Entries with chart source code

━━━━━━━━━━━━━━━━━━━━

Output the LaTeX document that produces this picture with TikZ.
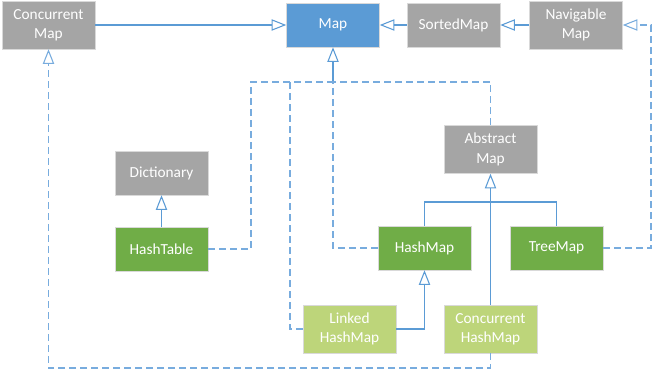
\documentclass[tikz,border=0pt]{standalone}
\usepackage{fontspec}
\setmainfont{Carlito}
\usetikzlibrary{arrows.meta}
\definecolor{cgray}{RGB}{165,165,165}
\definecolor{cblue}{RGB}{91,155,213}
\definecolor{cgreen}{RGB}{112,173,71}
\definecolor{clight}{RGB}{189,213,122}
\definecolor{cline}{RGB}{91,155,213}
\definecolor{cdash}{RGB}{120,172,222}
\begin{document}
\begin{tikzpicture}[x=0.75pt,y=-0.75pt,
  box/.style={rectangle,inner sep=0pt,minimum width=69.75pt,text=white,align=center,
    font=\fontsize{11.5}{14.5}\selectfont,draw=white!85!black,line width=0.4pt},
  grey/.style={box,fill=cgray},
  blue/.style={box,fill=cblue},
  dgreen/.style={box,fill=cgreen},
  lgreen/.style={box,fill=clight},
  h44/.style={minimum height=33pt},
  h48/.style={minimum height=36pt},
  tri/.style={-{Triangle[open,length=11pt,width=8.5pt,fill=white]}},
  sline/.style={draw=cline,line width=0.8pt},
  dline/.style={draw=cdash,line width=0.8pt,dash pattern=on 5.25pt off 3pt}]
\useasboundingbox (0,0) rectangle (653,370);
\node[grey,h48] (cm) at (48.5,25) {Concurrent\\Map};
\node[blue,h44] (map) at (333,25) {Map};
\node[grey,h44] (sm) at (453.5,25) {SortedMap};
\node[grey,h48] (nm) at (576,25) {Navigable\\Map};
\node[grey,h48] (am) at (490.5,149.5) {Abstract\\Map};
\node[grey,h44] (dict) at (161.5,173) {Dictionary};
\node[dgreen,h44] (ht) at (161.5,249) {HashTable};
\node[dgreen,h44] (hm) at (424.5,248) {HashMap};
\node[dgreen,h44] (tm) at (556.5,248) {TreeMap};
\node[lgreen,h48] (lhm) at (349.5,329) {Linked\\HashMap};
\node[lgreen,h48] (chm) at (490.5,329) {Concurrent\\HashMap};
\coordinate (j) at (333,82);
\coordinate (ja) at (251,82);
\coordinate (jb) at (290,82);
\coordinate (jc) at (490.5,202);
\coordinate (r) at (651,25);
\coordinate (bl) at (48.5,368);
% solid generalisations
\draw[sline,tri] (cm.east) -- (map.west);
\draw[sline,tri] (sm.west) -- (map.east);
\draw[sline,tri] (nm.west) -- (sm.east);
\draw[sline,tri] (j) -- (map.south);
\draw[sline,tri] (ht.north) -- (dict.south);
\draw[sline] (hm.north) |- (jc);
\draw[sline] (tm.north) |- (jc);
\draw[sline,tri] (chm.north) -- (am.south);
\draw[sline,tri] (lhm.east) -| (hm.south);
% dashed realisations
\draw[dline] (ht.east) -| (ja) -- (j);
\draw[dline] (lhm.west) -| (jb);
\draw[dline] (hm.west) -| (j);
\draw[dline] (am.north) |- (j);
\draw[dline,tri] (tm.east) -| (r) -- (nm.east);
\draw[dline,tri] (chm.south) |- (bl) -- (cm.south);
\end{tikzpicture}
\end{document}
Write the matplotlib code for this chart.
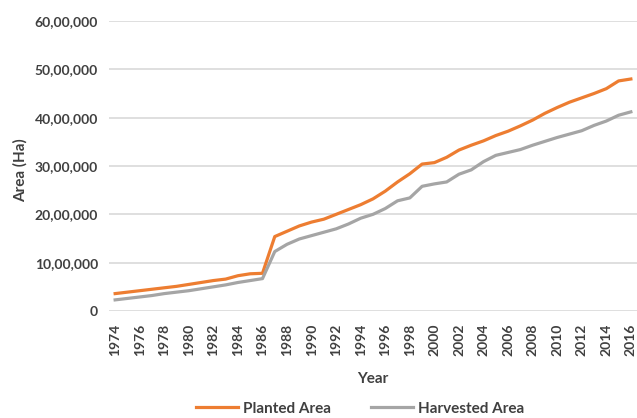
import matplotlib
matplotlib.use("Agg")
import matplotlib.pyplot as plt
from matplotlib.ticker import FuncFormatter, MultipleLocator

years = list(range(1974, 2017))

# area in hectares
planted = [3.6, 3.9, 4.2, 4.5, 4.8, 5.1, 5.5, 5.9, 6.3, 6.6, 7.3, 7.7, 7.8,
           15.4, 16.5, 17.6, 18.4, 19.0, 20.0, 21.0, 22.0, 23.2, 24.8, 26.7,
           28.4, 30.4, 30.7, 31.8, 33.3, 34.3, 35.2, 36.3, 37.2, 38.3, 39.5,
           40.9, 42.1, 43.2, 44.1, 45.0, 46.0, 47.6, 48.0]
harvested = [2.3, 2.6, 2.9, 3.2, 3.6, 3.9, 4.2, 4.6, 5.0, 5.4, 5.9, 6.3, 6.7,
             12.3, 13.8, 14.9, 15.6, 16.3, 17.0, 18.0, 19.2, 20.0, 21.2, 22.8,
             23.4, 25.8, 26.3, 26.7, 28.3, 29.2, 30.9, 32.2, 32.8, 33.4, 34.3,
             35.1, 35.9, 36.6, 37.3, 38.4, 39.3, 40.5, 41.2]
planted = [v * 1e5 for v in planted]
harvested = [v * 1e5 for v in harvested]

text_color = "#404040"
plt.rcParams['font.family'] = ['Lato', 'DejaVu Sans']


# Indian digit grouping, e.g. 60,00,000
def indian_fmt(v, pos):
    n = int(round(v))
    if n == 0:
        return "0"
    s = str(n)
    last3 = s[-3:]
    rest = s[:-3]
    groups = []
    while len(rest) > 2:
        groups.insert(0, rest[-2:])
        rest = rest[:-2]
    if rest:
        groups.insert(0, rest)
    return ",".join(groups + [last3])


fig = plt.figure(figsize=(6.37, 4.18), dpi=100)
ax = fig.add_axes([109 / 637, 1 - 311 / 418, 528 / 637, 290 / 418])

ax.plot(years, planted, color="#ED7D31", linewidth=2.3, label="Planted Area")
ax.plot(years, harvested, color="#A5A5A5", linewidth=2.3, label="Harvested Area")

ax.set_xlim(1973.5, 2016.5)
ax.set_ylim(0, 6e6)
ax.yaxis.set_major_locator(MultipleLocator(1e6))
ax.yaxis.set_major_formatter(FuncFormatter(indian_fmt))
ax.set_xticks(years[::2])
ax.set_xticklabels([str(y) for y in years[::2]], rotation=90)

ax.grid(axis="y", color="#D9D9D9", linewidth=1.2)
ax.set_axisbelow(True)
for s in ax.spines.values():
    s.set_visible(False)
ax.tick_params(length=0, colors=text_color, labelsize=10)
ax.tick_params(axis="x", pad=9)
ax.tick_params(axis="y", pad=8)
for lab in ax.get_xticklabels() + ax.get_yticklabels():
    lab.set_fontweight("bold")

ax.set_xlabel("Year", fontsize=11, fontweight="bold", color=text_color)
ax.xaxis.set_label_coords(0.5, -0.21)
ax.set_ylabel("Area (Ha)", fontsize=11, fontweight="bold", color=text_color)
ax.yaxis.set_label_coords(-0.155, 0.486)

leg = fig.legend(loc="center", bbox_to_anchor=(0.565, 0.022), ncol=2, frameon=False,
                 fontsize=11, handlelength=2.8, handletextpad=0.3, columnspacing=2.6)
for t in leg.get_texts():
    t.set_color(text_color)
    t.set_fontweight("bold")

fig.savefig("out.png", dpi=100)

━━━━━━━━━━━━━━━━━━━━

> _Exercise brief_: Reproduce the data above in full, exactly as it is, with the pictures left out.

> _Correct result_:
Output the LaTeX document that produces this picture with TikZ.
\documentclass[tikz,border=0pt]{standalone}
\usepackage{fontspec}
\setmainfont{Carlito}
\usetikzlibrary{arrows.meta}
\definecolor{cgray}{RGB}{165,165,165}
\definecolor{cblue}{RGB}{91,155,213}
\definecolor{cgreen}{RGB}{112,173,71}
\definecolor{clight}{RGB}{189,213,122}
\definecolor{cline}{RGB}{91,155,213}
\definecolor{cdash}{RGB}{120,172,222}
\begin{document}
\begin{tikzpicture}[x=0.75pt,y=-0.75pt,
  box/.style={rectangle,inner sep=0pt,minimum width=69.75pt,text=white,align=center,
    font=\fontsize{11.5}{14.5}\selectfont,draw=white!85!black,line width=0.4pt},
  grey/.style={box,fill=cgray},
  blue/.style={box,fill=cblue},
  dgreen/.style={box,fill=cgreen},
  lgreen/.style={box,fill=clight},
  h44/.style={minimum height=33pt},
  h48/.style={minimum height=36pt},
  tri/.style={-{Triangle[open,length=11pt,width=8.5pt,fill=white]}},
  sline/.style={draw=cline,line width=0.8pt},
  dline/.style={draw=cdash,line width=0.8pt,dash pattern=on 5.25pt off 3pt}]
\useasboundingbox (0,0) rectangle (653,370);
\node[grey,h48] (cm) at (48.5,25) {Concurrent\\Map};
\node[blue,h44] (map) at (333,25) {Map};
\node[grey,h44] (sm) at (453.5,25) {SortedMap};
\node[grey,h48] (nm) at (576,25) {Navigable\\Map};
\node[grey,h48] (am) at (490.5,149.5) {Abstract\\Map};
\node[grey,h44] (dict) at (161.5,173) {Dictionary};
\node[dgreen,h44] (ht) at (161.5,249) {HashTable};
\node[dgreen,h44] (hm) at (424.5,248) {HashMap};
\node[dgreen,h44] (tm) at (556.5,248) {TreeMap};
\node[lgreen,h48] (lhm) at (349.5,329) {Linked\\HashMap};
\node[lgreen,h48] (chm) at (490.5,329) {Concurrent\\HashMap};
\coordinate (j) at (333,82);
\coordinate (ja) at (251,82);
\coordinate (jb) at (290,82);
\coordinate (jc) at (490.5,202);
\coordinate (r) at (651,25);
\coordinate (bl) at (48.5,368);
% solid generalisations
\draw[sline,tri] (cm.east) -- (map.west);
\draw[sline,tri] (sm.west) -- (map.east);
\draw[sline,tri] (nm.west) -- (sm.east);
\draw[sline,tri] (j) -- (map.south);
\draw[sline,tri] (ht.north) -- (dict.south);
\draw[sline] (hm.north) |- (jc);
\draw[sline] (tm.north) |- (jc);
\draw[sline,tri] (chm.north) -- (am.south);
\draw[sline,tri] (lhm.east) -| (hm.south);
% dashed realisations
\draw[dline] (ht.east) -| (ja) -- (j);
\draw[dline] (lhm.west) -| (jb);
\draw[dline] (hm.west) -| (j);
\draw[dline] (am.north) |- (j);
\draw[dline,tri] (tm.east) -| (r) -- (nm.east);
\draw[dline,tri] (chm.south) |- (bl) -- (cm.south);
\end{tikzpicture}
\end{document}
Write the matplotlib code for this chart.
import matplotlib
matplotlib.use("Agg")
import matplotlib.pyplot as plt
from matplotlib.ticker import FuncFormatter, MultipleLocator

years = list(range(1974, 2017))

# area in hectares
planted = [3.6, 3.9, 4.2, 4.5, 4.8, 5.1, 5.5, 5.9, 6.3, 6.6, 7.3, 7.7, 7.8,
           15.4, 16.5, 17.6, 18.4, 19.0, 20.0, 21.0, 22.0, 23.2, 24.8, 26.7,
           28.4, 30.4, 30.7, 31.8, 33.3, 34.3, 35.2, 36.3, 37.2, 38.3, 39.5,
           40.9, 42.1, 43.2, 44.1, 45.0, 46.0, 47.6, 48.0]
harvested = [2.3, 2.6, 2.9, 3.2, 3.6, 3.9, 4.2, 4.6, 5.0, 5.4, 5.9, 6.3, 6.7,
             12.3, 13.8, 14.9, 15.6, 16.3, 17.0, 18.0, 19.2, 20.0, 21.2, 22.8,
             23.4, 25.8, 26.3, 26.7, 28.3, 29.2, 30.9, 32.2, 32.8, 33.4, 34.3,
             35.1, 35.9, 36.6, 37.3, 38.4, 39.3, 40.5, 41.2]
planted = [v * 1e5 for v in planted]
harvested = [v * 1e5 for v in harvested]

text_color = "#404040"
plt.rcParams['font.family'] = ['Lato', 'DejaVu Sans']


# Indian digit grouping, e.g. 60,00,000
def indian_fmt(v, pos):
    n = int(round(v))
    if n == 0:
        return "0"
    s = str(n)
    last3 = s[-3:]
    rest = s[:-3]
    groups = []
    while len(rest) > 2:
        groups.insert(0, rest[-2:])
        rest = rest[:-2]
    if rest:
        groups.insert(0, rest)
    return ",".join(groups + [last3])


fig = plt.figure(figsize=(6.37, 4.18), dpi=100)
ax = fig.add_axes([109 / 637, 1 - 311 / 418, 528 / 637, 290 / 418])

ax.plot(years, planted, color="#ED7D31", linewidth=2.3, label="Planted Area")
ax.plot(years, harvested, color="#A5A5A5", linewidth=2.3, label="Harvested Area")

ax.set_xlim(1973.5, 2016.5)
ax.set_ylim(0, 6e6)
ax.yaxis.set_major_locator(MultipleLocator(1e6))
ax.yaxis.set_major_formatter(FuncFormatter(indian_fmt))
ax.set_xticks(years[::2])
ax.set_xticklabels([str(y) for y in years[::2]], rotation=90)

ax.grid(axis="y", color="#D9D9D9", linewidth=1.2)
ax.set_axisbelow(True)
for s in ax.spines.values():
    s.set_visible(False)
ax.tick_params(length=0, colors=text_color, labelsize=10)
ax.tick_params(axis="x", pad=9)
ax.tick_params(axis="y", pad=8)
for lab in ax.get_xticklabels() + ax.get_yticklabels():
    lab.set_fontweight("bold")

ax.set_xlabel("Year", fontsize=11, fontweight="bold", color=text_color)
ax.xaxis.set_label_coords(0.5, -0.21)
ax.set_ylabel("Area (Ha)", fontsize=11, fontweight="bold", color=text_color)
ax.yaxis.set_label_coords(-0.155, 0.486)

leg = fig.legend(loc="center", bbox_to_anchor=(0.565, 0.022), ncol=2, frameon=False,
                 fontsize=11, handlelength=2.8, handletextpad=0.3, columnspacing=2.6)
for t in leg.get_texts():
    t.set_color(text_color)
    t.set_fontweight("bold")

fig.savefig("out.png", dpi=100)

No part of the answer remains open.